Le plan initial de conception et de construction de la bombe B61-13 – une arme nucléaire stratégique et tactique à rendement faible à intermédiaire dotée d'une conception d'implosion par radiation en deux étapes – devait commencer en 2037 et s'achever en 2050. En 2023, ces plans ont été modifiés, quelques dizaines de bombes B61-13 ayant déjà été produites.
Le rapport du ministère de la Défense couvre également les commentaires de Johnson sur la présentation au Congrès, le 15 novembre, d'un « rapport 491 », qui décrit les changements apportés aux orientations antérieures de l'administration Biden sur les « défis de dissuasion » posés par « la croissance, la modernisation et la diversité croissante des arsenaux nucléaires d'adversaires potentiels ».
Le rapport 491 aborde notamment les plans de guerre contre plusieurs adversaires simultanés dotés d'armes nucléaires et la « gestion de l'escalade » en réponse à une attaque nucléaire ou à une attaque stratégique non nucléaire à « haute conséquence » contre les États-Unis.
En analysant les documents de la stratégie de défense nationale de l'administration Biden d'octobre 2022, qui développent le changement stratégique de la politique étrangère de l'administration Trump, de la « guerre contre le terrorisme » à la « concurrence stratégique interétatique », le World Socialist Web Site a écrit :
Ces documents, qui n'ont pas fait l'objet d'une discussion sérieuse dans les médias américains, démontrent clairement la fausseté fondamentale selon laquelle le renforcement massif de l'armée américaine cette année est une réponse à « l'agression russe ». En réalité, dans l'esprit des planificateurs de guerre de la Maison-Blanche et du Pentagone, l'augmentation massive des dépenses militaires et les plans de guerre avec la Chine sont dus à des « changements spectaculaires dans la géopolitique, la technologie, l'économie et notre environnement ».

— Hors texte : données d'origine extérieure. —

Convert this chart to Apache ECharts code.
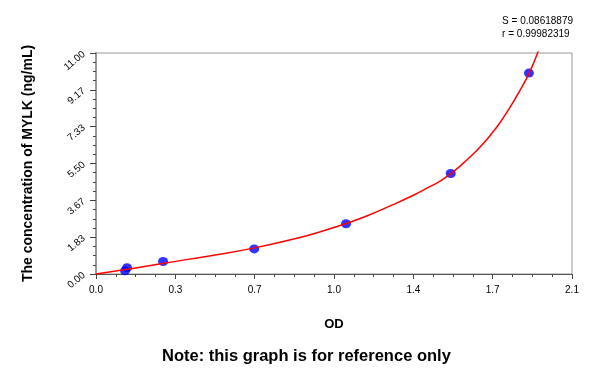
<!DOCTYPE html>
<html>
<head>
<meta charset="utf-8">
<script src="https://cdn.jsdelivr.net/npm/echarts@6/dist/echarts.min.js"></script>
<style>html,body{margin:0;padding:0;background:#fff}#c{width:600px;height:374px}</style>
</head>
<body>
<div id="c"></div>
<script>
// Standard points (OD, concentration)
const pointOD = [0.128, 0.137, 0.296, 0.698, 1.103, 1.565, 1.910];
const pointConc = [0.156, 0.312, 0.625, 1.25, 2.5, 5.0, 10.0];
// Fitted curve
const curveOD = [0, 0.13, 0.3, 0.5, 0.7, 0.9, 1.0, 1.1, 1.2, 1.31, 1.4, 1.46, 1.52, 1.565, 1.606, 1.664, 1.70, 1.74, 1.782, 1.82, 1.87, 1.911, 1.951];
const curveConc = [0, 0.22, 0.54, 0.9, 1.3, 1.82, 2.14, 2.5, 2.915, 3.45, 3.92, 4.27, 4.64, 5.0, 5.37, 5.97, 6.39, 6.91, 7.53, 8.18, 9.13, 10.0, 11.07];
const xTickLabels = ['0.0', '0.3', '0.7', '1.0', '1.4', '1.7', '2.1'];
const yTickLabels = ['0.00', '1.83', '3.67', '5.50', '7.33', '9.17', '11.00'];
const statLines = ['S = 0.08618879', 'r = 0.99982319'];

const xInt = 0.35, yInt = 11 / 6;
const chart = echarts.init(document.getElementById('c'), null, {renderer: 'canvas'});
const font = 'Liberation Sans, Arial, sans-serif';
chart.setOption({
  animation: false,
  grid: {left: 96, right: 28, top: 53, bottom: 100, show: true, borderColor: '#999', borderWidth: 1},
  xAxis: {
    type: 'value', min: 0, max: 2.1, interval: xInt,
    name: 'OD', nameLocation: 'middle', nameGap: 44,
    nameTextStyle: {fontFamily: font, fontSize: 13, fontWeight: 'bold', color: '#000'},
    axisLine: {lineStyle: {color: '#555', width: 1}},
    axisTick: {show: true, length: 5, lineStyle: {color: '#444'}},
    minorTick: {show: true, splitNumber: 4, length: 3, lineStyle: {color: '#444'}},
    splitLine: {show: false},
    axisLabel: {fontFamily: font, fontSize: 10, color: '#000', margin: 11,
      formatter: v => xTickLabels[Math.round(v / xInt)] || ''}
  },
  yAxis: {
    type: 'value', min: 0, max: 11, interval: yInt,
    name: 'The concentration of MYLK (ng/mL)', nameLocation: 'middle', nameGap: 61,
    nameTextStyle: {fontFamily: font, fontSize: 14, fontWeight: 'bold', color: '#000'},
    axisLine: {lineStyle: {color: '#999', width: 2}},
    axisTick: {show: true, length: 6, lineStyle: {color: '#444'}},
    minorTick: {show: true, splitNumber: 4, length: 3, lineStyle: {color: '#444'}},
    splitLine: {show: false},
    axisLabel: {fontFamily: font, fontSize: 10, color: '#000', rotate: 40, margin: 12,
      formatter: v => yTickLabels[Math.round(v / yInt)] || ''}
  },
  graphic: [
    {type: 'text', right: 27, top: 15, style: {text: statLines.join('\n'), fontFamily: font, fontSize: 10, fill: '#000', align: 'right', lineHeight: 13}},
    {type: 'text', left: 162, top: 348, style: {text: 'Note: this graph is for reference only', fontFamily: font, fontSize: 16.5, fontWeight: 'bold', fill: '#000'}}
  ],
  series: [
    {type: 'line', data: curveOD.map((x, i) => [x, curveConc[i]]), smooth: 0.5, showSymbol: false, clip: false,
      lineStyle: {color: '#ff0000', width: 1.5}, z: 3},
    {type: 'scatter', data: pointOD.map((x, i) => [x, pointConc[i]]), symbol: 'circle', symbolSize: [10, 9],
      itemStyle: {color: '#0000ff'}, z: 2}
  ]
});
</script>
</body>
</html>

Ces documents montrent clairement que les États-Unis considèrent l'essor économique de la Chine comme une menace existentielle, à laquelle il faut répondre par la menace de la force militaire. Les États-Unis considèrent l'assujettissement de la Russie comme un tremplin essentiel vers le conflit avec la Chine.
Ces documents doivent être considérés comme un avertissement par les travailleurs du monde entier. Pour affirmer son hégémonie mondiale, le capitalisme américain est prêt à tout. Comme le montre l'horrible héritage des invasions américaines en Irak et en Afghanistan, l'impérialisme américain est prêt à tuer des millions de personnes au nom de sa campagne de domination mondiale.